La sua popolazione è ancora un giovane miscuglio di etnie e culture provenienti da ogni parte del mondo, e questo la rende ancora un paese di frontiera. Ed è ancora il paese dal quale trovano origine la gran parte dei cambiamenti che poi rotolano altrove.

Esiste ancora il sogno americano? E quello europeo? 

Il sogno americano non è mai stato un biglietto della lotteria con premio garantito. Quando ci chiediamo se esiste “ancora” stiamo idealizzando un passato che non esiste. Il sogno americano è sempre stato avere l’opportunità di farcela ed entrare nella classe media, sapendo che un eventuale fallimento sarebbe rovinoso. Le opportunità continuano a esserci, e in abbondanza; il fallimento continua a essere rovinoso. Il “sogno europeo” mi sembra esista soprattutto per chi in Europa sogna di arrivarci: per le persone nordafricane e per quelle ucraine, per esempio. 

Il mito del denaro e dell’abbondanza americani valgono anche per l’Europa?
Molto meno. L’economia americana si regge sui consumi interni. 

Quale impatto ha l’innovazione tecnologica nel mantenere la supremazia americana? 

Basti pensare a come il dispositivo che abbiamo in tasca e i suoi servizi abbiano cambiato la nostra società, creando professioni che non esistevano e distruggendone altre, cambiando linguaggi, abitudini, relazioni… Oppure all’influenza delle università statunitensi sulla comunità scientifica internazionale. Ma tutto questo non accade perché gli americani siano migliori degli altri. L’innovazione viene spesso da persone che americane non sono. Ma in quale paese trovano le condizioni migliori per realizzare queste innovazioni?

Quali sono le maggiori sfide che gli Stati Uniti devono affrontare oggi? Tra queste rientra anche Donald Trump? 

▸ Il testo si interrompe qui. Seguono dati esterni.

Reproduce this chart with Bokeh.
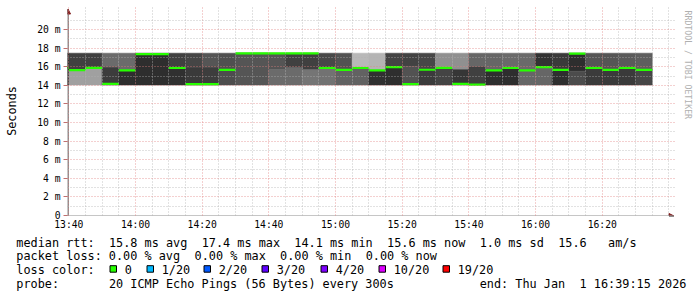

Per le istituzioni statunitensi l’intera esperienza politica di Trump è stata una specie di pressure test: il tentativo di restare al potere nonostante la sconfitta, l’attacco al Congresso, i processi e le condanne, la questione dell’immunità. Lo sarà ancora, nel breve termine. Ma la sfida del secolo per gli Stati Uniti è legata alla rivalità con la Cina. Il fatto che sia cambiata una fase non vuol dire che le cose non possano cambiare di nuovo.